The Los Angeles Lakers were without Lonzo Ball, Kentavious Caldwell-Pope and Brandon Ingram. They turned the ball over 15 times compared to nine for the Indiana Pacers, and made just 2-of-14 attempts from the free throw line, good for the worst percentage in NBA history (14.3 percent).
Yet, the Lakers managed to snap a two-game losing streak. Moreover, the win was their first in nine games this season without Ball. “Our defense was awesome tonight,” Lakers head coach Luke Walton said.
“That was the challenge all day long to the guys, was it doesn’t matter who’s out, how many guys are out, if we defend the way we’re capable of and compete on that end of the floor the way we are capable of, I think it just shows how hard our guys played on that end to overcome what’s got to be the worst of all-time from the free throw line. It was all defense.”
The Lakers once boasted a top-five defensive rating, but injuries and a tough stretch in December knocked them from that standing. They presently rank ninth, allowing an average of 104.6 points per 100 possessions.
On Friday night they held the Pacers to just 86 points. Indiana were 10-for-13 from the free throw line, but connected on just two of 25 attempts behind the arc. They shot 38.1 percent overall.

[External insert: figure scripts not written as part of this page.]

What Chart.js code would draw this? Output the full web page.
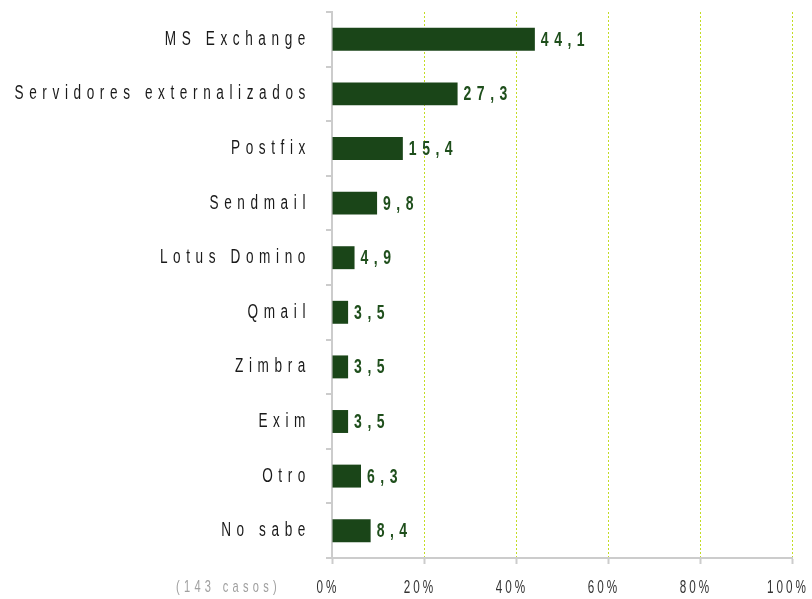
<!DOCTYPE html>
<html>
<head>
<meta charset="utf-8">
<script src="https://cdn.jsdelivr.net/npm/chart.js@4/dist/chart.umd.min.js"></script>
<style>
  html, body { margin: 0; padding: 0; background: #ffffff; }
  #wrap { position: relative; width: 812px; height: 599px; }
</style>
</head>
<body>
<div id="wrap"><canvas id="c"></canvas></div>
<script>
// ---- data ----
const categories = ["MS Exchange", "Servidores externalizados", "Postfix", "Sendmail", "Lotus Domino", "Qmail", "Zimbra", "Exim", "Otro", "No sabe"];
const values = [44.1, 27.3, 15.4, 9.8, 4.9, 3.5, 3.5, 3.5, 6.3, 8.4];
const xTicks = [0, 20, 40, 60, 80, 100];
const footnote = "(143 casos)";

const FONT = '"Liberation Sans", Arial, sans-serif';
// horizontal condensing factor and letter spacing (device px) per axis
const TEXT_STYLE = { x: { sx: 0.65, sp: 3 }, y: { sx: 0.68, sp: 5.6 } };

function condensedDraw(scale, area, superDraw) {
  const ctx = scale.ctx;
  const st = TEXT_STYLE[scale.id] || { sx: 1, sp: 0 };
  ctx.save();
  ctx.letterSpacing = (st.sp / st.sx) + 'px';
  ctx.rotate = function (a) {
    CanvasRenderingContext2D.prototype.rotate.call(this, a);
    CanvasRenderingContext2D.prototype.scale.call(this, st.sx, 1);
  };
  try { superDraw(area); } finally {
    delete ctx.rotate;
    ctx.restore();
  }
}

class SpacedCategory extends Chart.CategoryScale {
  static id = 'spacedCategory';
  static defaults = Chart.CategoryScale.defaults;
  drawLabels(area) { condensedDraw(this, area, (a) => super.drawLabels(a)); }
}
class SpacedLinear extends Chart.LinearScale {
  static id = 'spacedLinear';
  static defaults = Chart.LinearScale.defaults;
  drawLabels(area) { condensedDraw(this, area, (a) => super.drawLabels(a)); }
}
Chart.register(SpacedCategory, SpacedLinear);

function drawCondensed(ctx, text, x, y, sx, sp, align) {
  ctx.save();
  ctx.translate(x, y);
  ctx.scale(sx, 1);
  ctx.letterSpacing = (sp / sx) + 'px';
  ctx.textAlign = align;
  ctx.fillText(text, 0, 0);
  ctx.restore();
}

const valueLabels = {
  id: 'valueLabels',
  afterDatasetsDraw(chart) {
    const ctx = chart.ctx;
    const meta = chart.getDatasetMeta(0);
    ctx.save();
    ctx.font = 'bold 20px ' + FONT;
    ctx.fillStyle = '#1f4f1c';
    ctx.textBaseline = 'middle';
    meta.data.forEach((bar, i) => {
      drawCondensed(ctx, values[i].toFixed(1).replace('.', ','), bar.x + 6, bar.y + 1, 0.7, 5.5, 'left');
    });
    ctx.restore();
  },
  afterDraw(chart) {
    const ctx = chart.ctx;
    const xs = chart.scales.x;
    ctx.save();
    ctx.font = '17px ' + FONT;
    ctx.fillStyle = '#a0a0a0';
    ctx.textBaseline = 'middle';
    drawCondensed(ctx, footnote, xs.left - 51, 587, 0.65, 4.3, 'right');
    ctx.restore();
  }
};

new Chart(document.getElementById('c'), {
  type: 'bar',
  data: {
    labels: categories,
    datasets: [{
      data: values,
      backgroundColor: '#1a4518',
      borderWidth: 0,
      barPercentage: 0.42,
      categoryPercentage: 1.0
    }]
  },
  options: {
    indexAxis: 'y',
    responsive: true,
    maintainAspectRatio: false,
    animation: false,
    devicePixelRatio: 1,
    layout: { padding: { top: 12, right: 20, bottom: 0, left: 0 } },
    plugins: { legend: { display: false }, tooltip: { enabled: false } },
    scales: {
      x: {
        type: 'spacedLinear',
        min: 0, max: 100,
        afterBuildTicks: (s) => { s.ticks = xTicks.map(v => ({ value: v })); },
        ticks: {
          callback: (v) => v + '%',
          color: '#333333',
          font: { family: FONT, size: 18 },
          padding: 13,
          labelOffset: -4,
          maxRotation: 0
        },
        grid: {
          color: '#c3dc24',
          lineWidth: 1,
          drawTicks: true,
          tickLength: 6,
          tickColor: '#cccccc',
          tickWidth: 2
        },
        border: { display: true, color: '#cccccc', width: 2, dash: [2, 2] },
        afterFit: (s) => { s.height = 41; s.paddingLeft = 0; s.paddingRight = 0; }
      },
      y: {
        type: 'spacedCategory',
        offset: true,
        ticks: {
          color: '#1a1a1a',
          font: { family: FONT, size: 20 },
          padding: 15
        },
        grid: {
          offset: true,
          drawOnChartArea: false,
          drawTicks: true,
          tickLength: 6,
          color: '#cccccc',
          lineWidth: 2
        },
        border: { display: true, color: '#cccccc', width: 2 },
        afterFit: (s) => { s.width = 332; s.paddingTop = 0; s.paddingBottom = 0; }
      }
    }
  },
  plugins: [valueLabels]
});
</script>
</body>
</html>
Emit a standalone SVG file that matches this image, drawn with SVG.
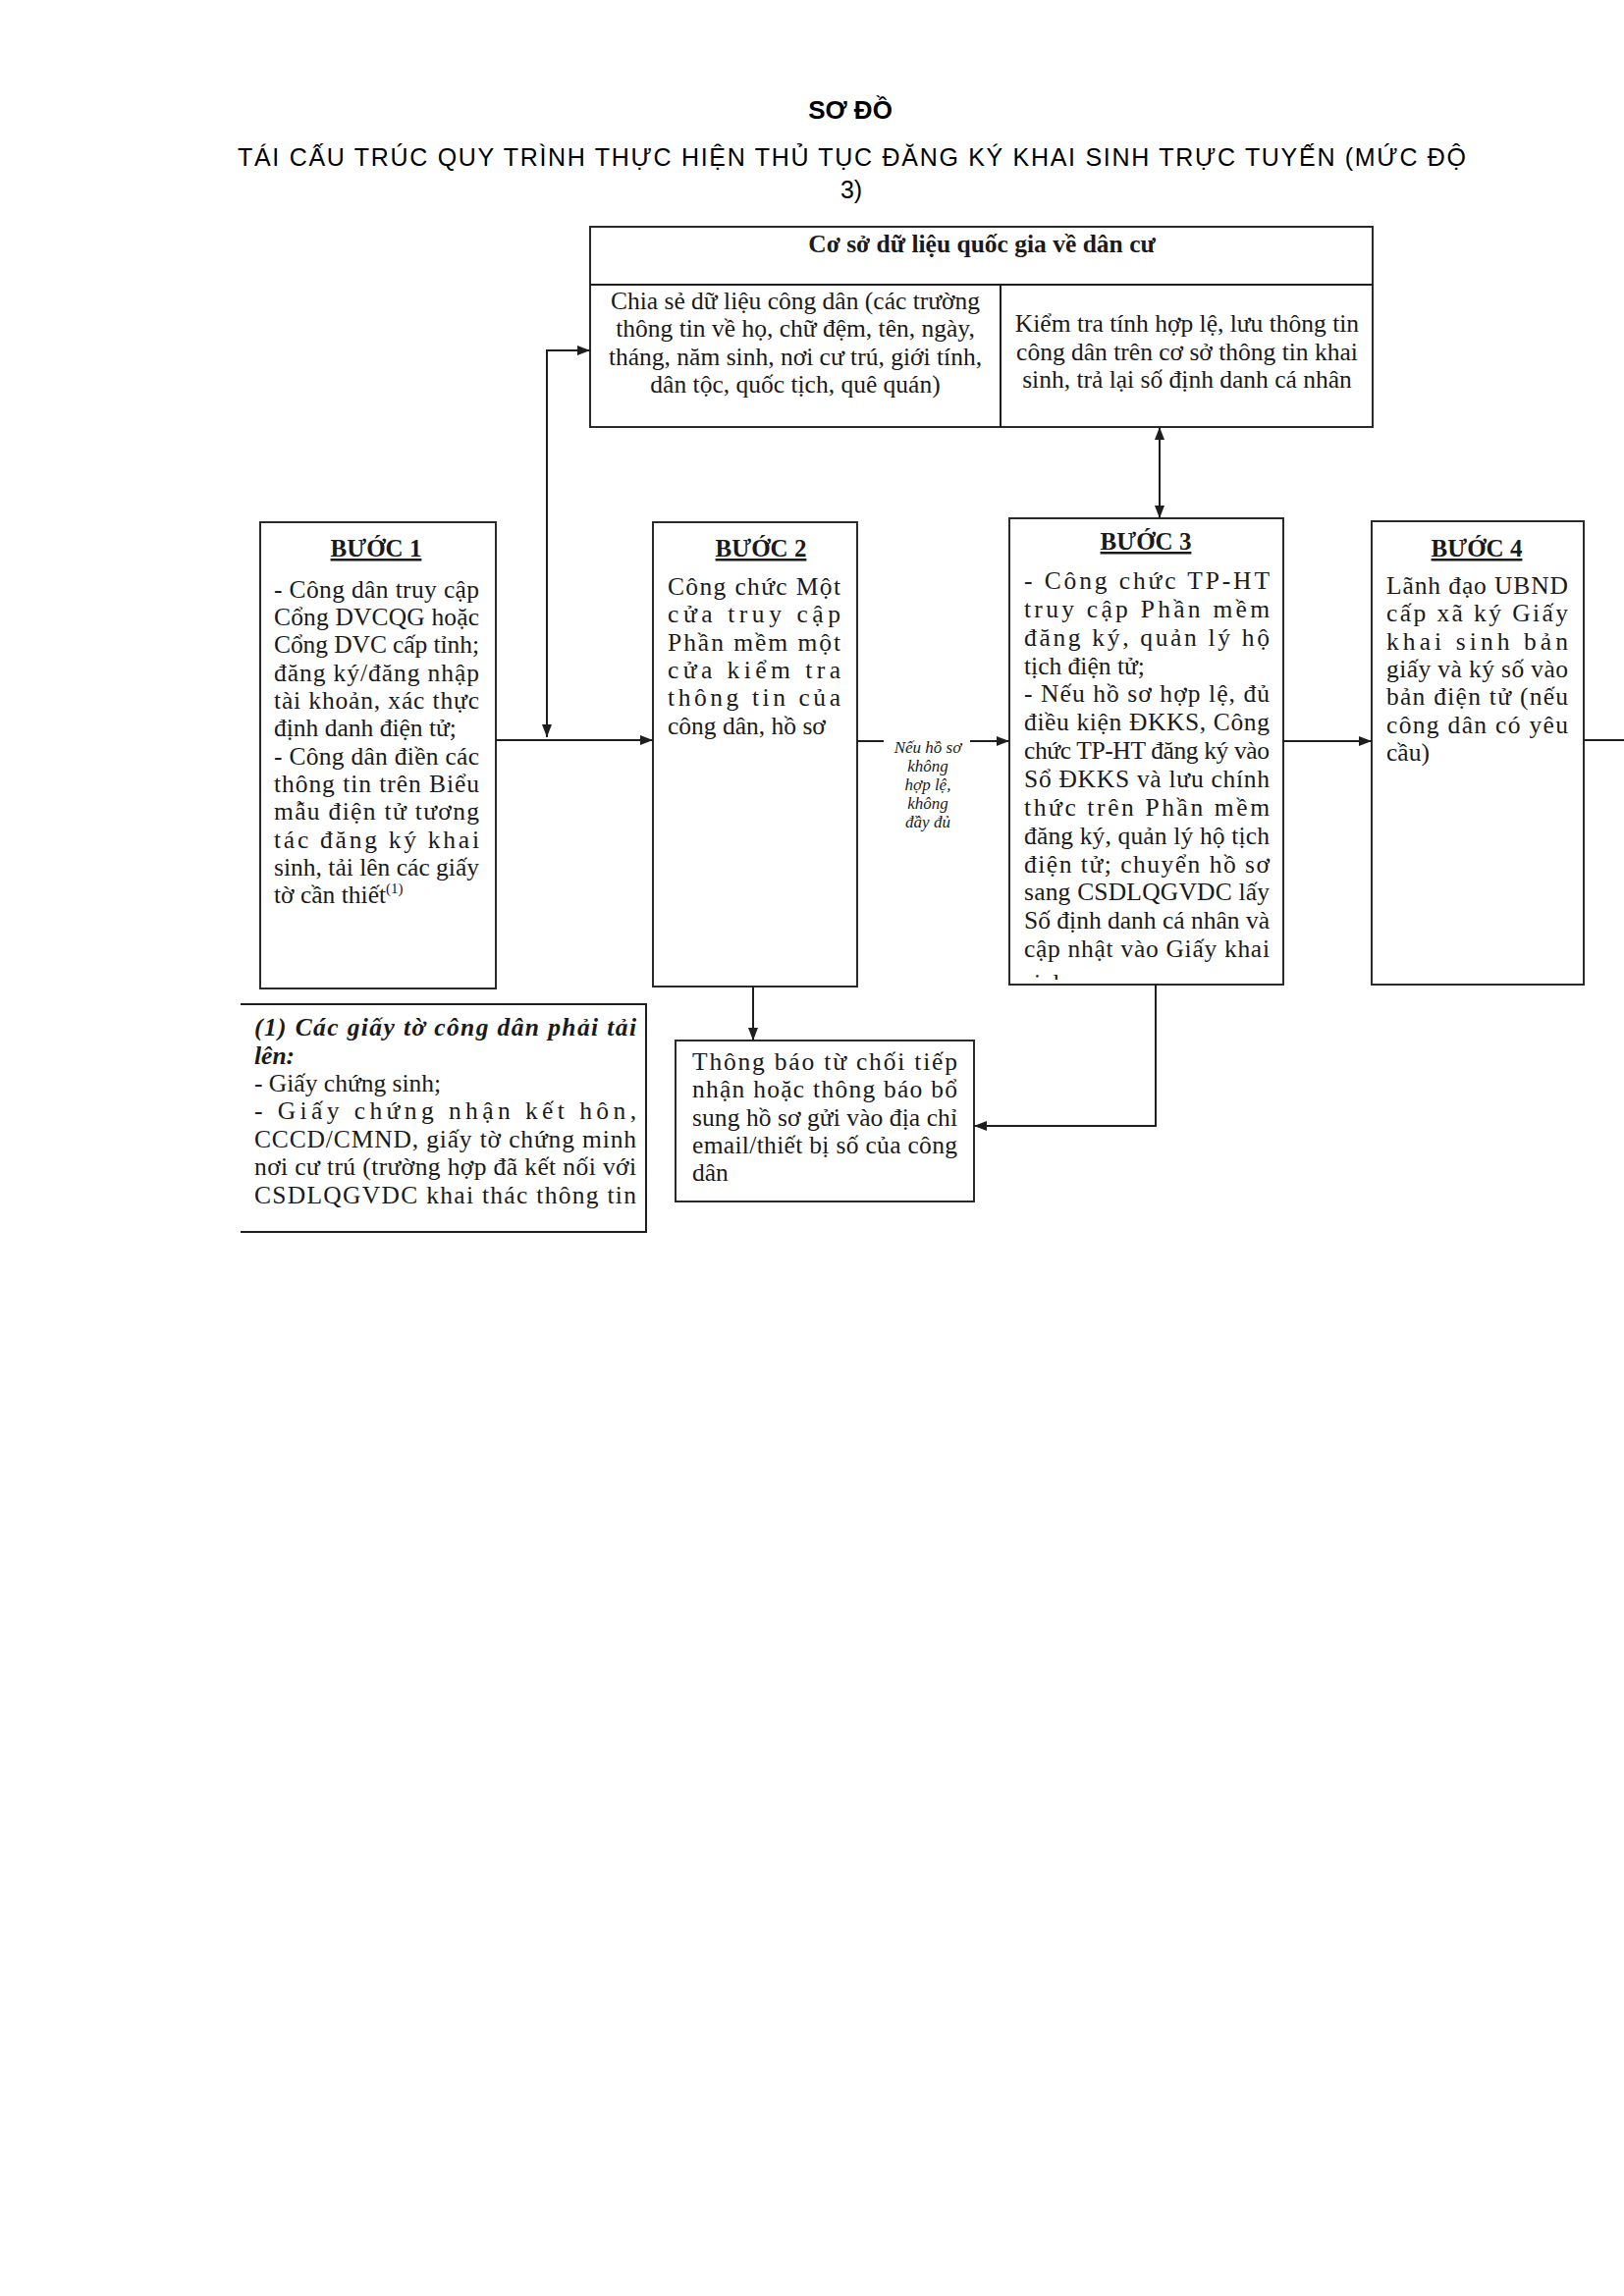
<svg xmlns="http://www.w3.org/2000/svg" width="1654" height="2339" viewBox="0 0 1654 2339">
<style>
.t{font-family:"Liberation Serif","Times New Roman",serif;font-size:25.5px;fill:#1a1a1a}
.h{font-family:"Liberation Serif","Times New Roman",serif;font-size:25px;font-weight:bold;fill:#1a1a1a;text-anchor:middle;text-decoration:underline}
.c{text-anchor:middle}
.b{font-weight:bold}
.bi{font-weight:bold;font-style:italic}
.lbl{font-family:"Liberation Serif","Times New Roman",serif;font-size:17px;font-style:italic;fill:#1a1a1a;text-anchor:middle}
.box{fill:#fff;stroke:#2a2a2a;stroke-width:2}
.ln{fill:none;stroke:#1e1e1e;stroke-width:2}
.ti{font-family:"Liberation Sans",Arial,sans-serif;fill:#000}
</style>
<defs>
<marker id="ah" markerUnits="userSpaceOnUse" markerWidth="13" markerHeight="10" refX="13" refY="5" orient="auto-start-reverse">
<path d="M0,0 L13,5 L0,10 z" fill="#1e1e1e"/>
</marker>
<clipPath id="clipB3"><rect x="1028" y="528" width="278" height="470"/></clipPath>
</defs>
<rect width="1654" height="2339" fill="#fff"/>

<g id="title">
<text class="ti b" x="866" y="121" font-size="26" text-anchor="middle">SƠ ĐỒ</text>
<text class="ti" x="242" y="169" font-size="25" textLength="1251" lengthAdjust="spacing">TÁI CẤU TRÚC QUY TRÌNH THỰC HIỆN THỦ TỤC ĐĂNG KÝ KHAI SINH TRỰC TUYẾN (MỨC ĐỘ</text>
<text class="ti" x="867" y="202" font-size="25" text-anchor="middle">3)</text>
</g>

<g id="csdl">
<rect class="box" x="601" y="231" width="797" height="204"/>
<line class="ln" x1="601" y1="290" x2="1398" y2="290"/>
<line class="ln" x1="1019" y1="290" x2="1019" y2="435"/>
<text class="t b c" x="1000" y="257">Cơ sở dữ liệu quốc gia về dân cư</text>
<text class="t c" x="810" y="315">Chia sẻ dữ liệu công dân (các trường</text>
<text class="t c" x="810" y="343">thông tin về họ, chữ đệm, tên, ngày,</text>
<text class="t c" x="810" y="372">tháng, năm sinh, nơi cư trú, giới tính,</text>
<text class="t c" x="810" y="400">dân tộc, quốc tịch, quê quán)</text>
<text class="t c" x="1209" y="338">Kiểm tra tính hợp lệ, lưu thông tin</text>
<text class="t c" x="1209" y="367">công dân trên cơ sở thông tin khai</text>
<text class="t c" x="1209" y="395">sinh, trả lại số định danh cá nhân</text>
</g>

<g id="buoc1">
<rect class="box" x="265" y="532" width="240" height="475"/>
<text class="h" x="383" y="567">BƯỚC 1</text>
<text class="t" x="279" y="609" textLength="209" lengthAdjust="spacing">- Công dân truy cập</text>
<text class="t" x="279" y="637" textLength="209" lengthAdjust="spacing">Cổng DVCQG hoặc</text>
<text class="t" x="279" y="665" textLength="209" lengthAdjust="spacing">Cổng DVC cấp tỉnh;</text>
<text class="t" x="279" y="694" textLength="209" lengthAdjust="spacing">đăng ký/đăng nhập</text>
<text class="t" x="279" y="722" textLength="209" lengthAdjust="spacing">tài khoản, xác thực</text>
<text class="t" x="279" y="750">định danh điện tử;</text>
<text class="t" x="279" y="779" textLength="209" lengthAdjust="spacing">- Công dân điền các</text>
<text class="t" x="279" y="807" textLength="209" lengthAdjust="spacing">thông tin trên Biểu</text>
<text class="t" x="279" y="835" textLength="209" lengthAdjust="spacing">mẫu điện tử tương</text>
<text class="t" x="279" y="864" textLength="209" lengthAdjust="spacing">tác đăng ký khai</text>
<text class="t" x="279" y="892" textLength="209" lengthAdjust="spacing">sinh, tải lên các giấy</text>
<text class="t" x="279" y="920">tờ cần thiết<tspan font-size="15" dy="-10">(1)</tspan></text>
</g>

<g id="buoc2">
<rect class="box" x="665" y="532" width="208" height="473"/>
<text class="h" x="775" y="567">BƯỚC 2</text>
<text class="t" x="680" y="606" textLength="176" lengthAdjust="spacing">Công chức Một</text>
<text class="t" x="680" y="634" textLength="176" lengthAdjust="spacing">cửa truy cập</text>
<text class="t" x="680" y="663" textLength="176" lengthAdjust="spacing">Phần mềm một</text>
<text class="t" x="680" y="691" textLength="176" lengthAdjust="spacing">cửa kiểm tra</text>
<text class="t" x="680" y="719" textLength="176" lengthAdjust="spacing">thông tin của</text>
<text class="t" x="680" y="748">công dân, hồ sơ</text>
</g>

<g id="buoc3">
<rect class="box" x="1028" y="528" width="279" height="475"/>
<text class="h" x="1167" y="560">BƯỚC 3</text>
<text class="t" x="1043" y="600" textLength="250" lengthAdjust="spacing">- Công chức TP-HT</text>
<text class="t" x="1043" y="629" textLength="250" lengthAdjust="spacing">truy cập Phần mềm</text>
<text class="t" x="1043" y="658" textLength="250" lengthAdjust="spacing">đăng ký, quản lý hộ</text>
<text class="t" x="1043" y="687">tịch điện tử;</text>
<text class="t" x="1043" y="715" textLength="250" lengthAdjust="spacing">- Nếu hồ sơ hợp lệ, đủ</text>
<text class="t" x="1043" y="744" textLength="250" lengthAdjust="spacing">điều kiện ĐKKS, Công</text>
<text class="t" x="1043" y="773" textLength="250" lengthAdjust="spacing">chức TP-HT đăng ký vào</text>
<text class="t" x="1043" y="802" textLength="250" lengthAdjust="spacing">Sổ ĐKKS và lưu chính</text>
<text class="t" x="1043" y="831" textLength="250" lengthAdjust="spacing">thức trên Phần mềm</text>
<text class="t" x="1043" y="860" textLength="250" lengthAdjust="spacing">đăng ký, quản lý hộ tịch</text>
<text class="t" x="1043" y="889" textLength="250" lengthAdjust="spacing">điện tử; chuyển hồ sơ</text>
<text class="t" x="1043" y="917" textLength="250" lengthAdjust="spacing">sang CSDLQGVDC lấy</text>
<text class="t" x="1043" y="946" textLength="250" lengthAdjust="spacing">Số định danh cá nhân và</text>
<text class="t" x="1043" y="975" textLength="250" lengthAdjust="spacing">cập nhật vào Giấy khai</text>
<text class="t" x="1043" y="1010" clip-path="url(#clipB3)">sinh</text>
</g>

<g id="buoc4">
<rect class="box" x="1397" y="531" width="216" height="472"/>
<text class="h" x="1504" y="567">BƯỚC 4</text>
<text class="t" x="1412" y="605" textLength="185" lengthAdjust="spacing">Lãnh đạo UBND</text>
<text class="t" x="1412" y="633" textLength="185" lengthAdjust="spacing">cấp xã ký Giấy</text>
<text class="t" x="1412" y="662" textLength="185" lengthAdjust="spacing">khai sinh bản</text>
<text class="t" x="1412" y="690" textLength="185" lengthAdjust="spacing">giấy và ký số vào</text>
<text class="t" x="1412" y="718" textLength="185" lengthAdjust="spacing">bản điện tử (nếu</text>
<text class="t" x="1412" y="747" textLength="185" lengthAdjust="spacing">công dân có yêu</text>
<text class="t" x="1412" y="775">cầu)</text>
</g>

<g id="ghichu">
<path class="ln" d="M245,1023 H658 V1255 H245"/>
<text class="t bi" x="259" y="1055" textLength="389" lengthAdjust="spacing">(1) Các giấy tờ công dân phải tải</text>
<text class="t bi" x="259" y="1084">lên:</text>
<text class="t" x="259" y="1112">- Giấy chứng sinh;</text>
<text class="t" x="259" y="1140" textLength="389" lengthAdjust="spacing">- Giấy chứng nhận kết hôn,</text>
<text class="t" x="259" y="1169" textLength="389" lengthAdjust="spacing">CCCD/CMND, giấy tờ chứng minh</text>
<text class="t" x="259" y="1197" textLength="389" lengthAdjust="spacing">nơi cư trú (trường hợp đã kết nối với</text>
<text class="t" x="259" y="1226" textLength="389" lengthAdjust="spacing">CSDLQGVDC khai thác thông tin</text>
</g>

<g id="thongbao">
<rect class="box" x="688" y="1060" width="304" height="164"/>
<text class="t" x="705" y="1090" textLength="270" lengthAdjust="spacing">Thông báo từ chối tiếp</text>
<text class="t" x="705" y="1118" textLength="270" lengthAdjust="spacing">nhận hoặc thông báo bổ</text>
<text class="t" x="705" y="1147" textLength="270" lengthAdjust="spacing">sung hồ sơ gửi vào địa chỉ</text>
<text class="t" x="705" y="1175" textLength="270" lengthAdjust="spacing">email/thiết bị số của công</text>
<text class="t" x="705" y="1203">dân</text>
</g>

<g id="connectors">
<line class="ln" x1="505" y1="754" x2="665" y2="754" marker-end="url(#ah)"/>
<path class="ln" d="M557,751 V357 H601" marker-start="url(#ah)" marker-end="url(#ah)"/>
<line class="ln" x1="873" y1="755" x2="900" y2="755"/>
<line class="ln" x1="988" y1="755" x2="1028" y2="755" marker-end="url(#ah)"/>
<text class="lbl" x="945" y="767">Nếu hồ sơ</text>
<text class="lbl" x="945" y="786">không</text>
<text class="lbl" x="945" y="805">hợp lệ,</text>
<text class="lbl" x="945" y="824">không</text>
<text class="lbl" x="945" y="843">đầy đủ</text>
<line class="ln" x1="1181" y1="435" x2="1181" y2="528" marker-start="url(#ah)" marker-end="url(#ah)"/>
<line class="ln" x1="1307" y1="755" x2="1397" y2="755" marker-end="url(#ah)"/>
<line class="ln" x1="1613" y1="754" x2="1654" y2="754"/>
<line class="ln" x1="767" y1="1005" x2="767" y2="1060" marker-end="url(#ah)"/>
<path class="ln" d="M1177,1003 V1147 H992" marker-end="url(#ah)"/>
</g>
</svg>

“Maybe they’ve got to get some work in, too,” Jordan Clarkson quipped. “Shoot, we got to get some work in, too.”
Clarkson led the Lakers with a season-high 33 points off the bench. He was responsible for the team’s only makes from the free throw line. “For real? Dang, that’s crazy,” Clarkson said when informed of the Lakers setting the record for worst free-throw shooting percentage in a single game.
While L.A. benefitted from the Pacers struggling from the field, in some part due to defensive intensity and pressure from the Lakers, Walton is hopeful Friday’s win will further reinforce his call for focus on defense.
“I hope the lessons learned tonight all are about how important defense is,” he said. “And how important it is to talk on that end, to cover for each other. I hope when they go home and watch the tape, that we take with us that defense is truly what is most important.”